> [Dataset entries]:
──────
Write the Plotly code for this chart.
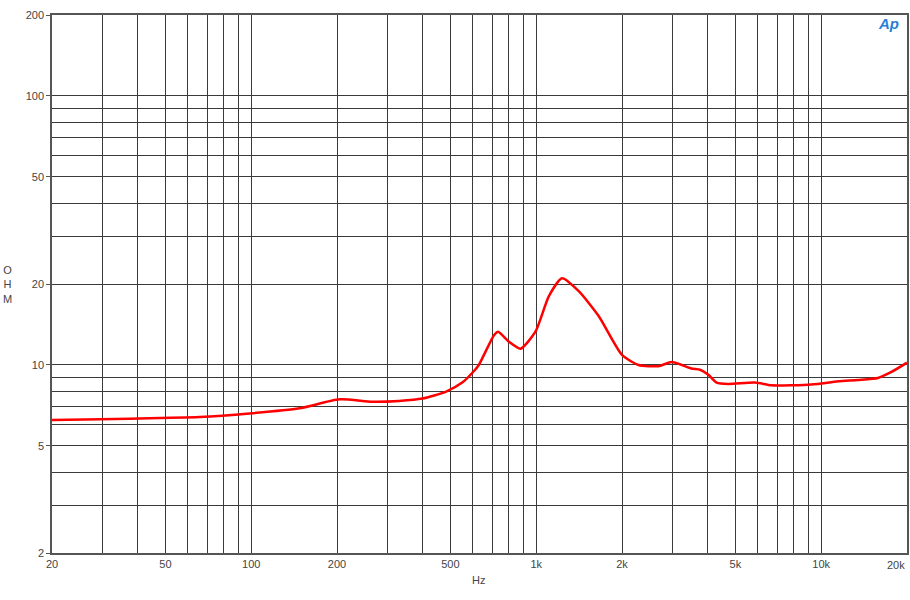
import plotly.graph_objects as go

freq_hz = [20, 29.5, 47.8, 66, 98.6, 147.6, 204, 266, 330, 399, 481, 550, 605, 629,
           711, 735, 802, 881, 994, 1107, 1232, 1410, 1656, 2000, 2286, 2687, 2990, 3504,
           3758, 4019, 4297, 4723, 5857, 6678, 7845, 8999, 9756, 11460, 13460, 15820, 17570, 20000]
impedance_ohm = [6.24, 6.28, 6.35, 6.4, 6.6, 6.9, 7.45, 7.3, 7.35, 7.5, 7.95, 8.6, 9.5, 10.0,
                 12.9, 13.3, 12.2, 11.5, 13.3, 18.0, 21.0, 18.8, 15.2, 10.9, 10.0, 9.9, 10.25, 9.7,
                 9.6, 9.2, 8.6, 8.5, 8.6, 8.4, 8.4, 8.45, 8.5, 8.7, 8.8, 8.95, 9.4, 10.2]

x_tick_vals = [20, 50, 100, 200, 500, 1000, 2000, 5000, 10000]
x_tick_text = ["20", "50", "100", "200", "500", "1k", "2k", "5k", "10k"]
x_last_label = "20k"
y_tick_vals = [2, 5, 10, 20, 50, 100, 200]
y_tick_text = ["2", "5", "10", "20", "50", "100", "200"]

x_grid = [m * 10 ** e for e in (1, 2, 3, 4) for m in range(1, 10) if 20 <= m * 10 ** e <= 20000]
y_grid = [m * 10 ** e for e in (0, 1, 2) for m in range(1, 10) if 2 <= m * 10 ** e <= 200]

fig = go.Figure()
fig.add_trace(go.Scatter(x=freq_hz, y=impedance_ohm, mode="lines",
                         line=dict(color="#ff0000", width=2.5, shape="spline", smoothing=0.6),
                         showlegend=False, hoverinfo="skip"))

grid_col = "#3a3a3a"
font = dict(family="Liberation Sans, Arial, sans-serif", size=11, color="#444444")

fig.update_layout(
    width=910, height=600,
    margin=dict(l=52, r=1, t=15, b=47),
    paper_bgcolor="white", plot_bgcolor="white",
    font=font,
    xaxis=dict(type="log", range=[1.30103, 4.30103],
               tickvals=x_tick_vals, ticktext=x_tick_text,
               showgrid=True, gridcolor=grid_col, gridwidth=1,
               ticks="", showline=True, linecolor="#555555", linewidth=1.5, mirror=True,
               zeroline=False, tickfont=font,
               minor=dict(tickvals=x_grid, showgrid=True, gridcolor=grid_col, gridwidth=1, ticks="")),
    yaxis=dict(type="log", range=[0.30103, 2.30103],
               tickvals=y_tick_vals, ticktext=y_tick_text,
               showgrid=True, gridcolor=grid_col, gridwidth=1,
               ticks="outside", ticklen=4, tickcolor="#555555",
               showline=True, linecolor="#555555", linewidth=1.5, mirror=True,
               zeroline=False, tickfont=font,
               minor=dict(tickvals=y_grid, showgrid=True, gridcolor=grid_col, gridwidth=1, ticks="")),
    annotations=[
        dict(text="O<br>H<br>M", xref="paper", yref="paper", x=-0.052, y=0.5, xanchor="center",
             yanchor="middle", showarrow=False, font=font, align="center"),
        dict(text="Hz", xref="paper", yref="paper", x=0.499, y=-0.035, xanchor="center",
             yanchor="top", showarrow=False, font=font),
        dict(text=x_last_label, xref="paper", yref="paper", x=1.0, y=-0.008, xanchor="right",
             yanchor="top", showarrow=False, font=font),
        dict(text="<i><b>Ap</b></i>", xref="paper", yref="paper", x=0.978, y=0.985,
             xanchor="center", yanchor="middle", showarrow=False,
             font=dict(family="Liberation Sans, Arial, sans-serif", size=15, color="#2a7fd4")),
    ],
)

fig.write_html("out.html", config={"displayModeBar": False},
               post_script="document.body.style.margin='0';document.body.style.overflow='hidden';")
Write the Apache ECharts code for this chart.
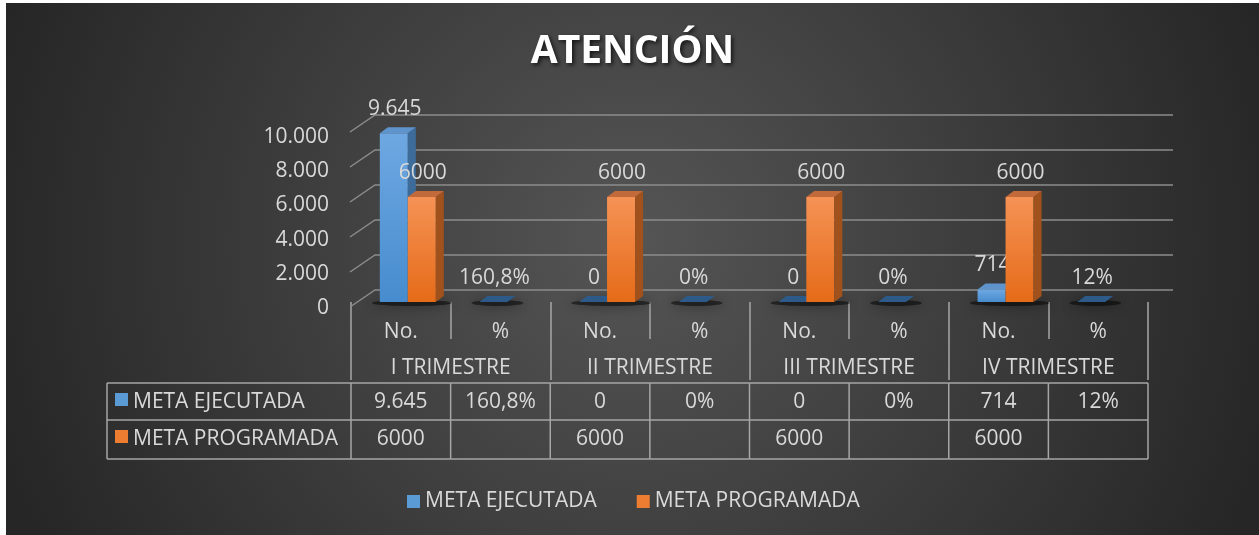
──────
> [Task brief]:
Find the lines with the string "code" and reproduce them.

> [Result of this task]:
Write the Plotly code for this chart.
Write the Apache ECharts code for this chart.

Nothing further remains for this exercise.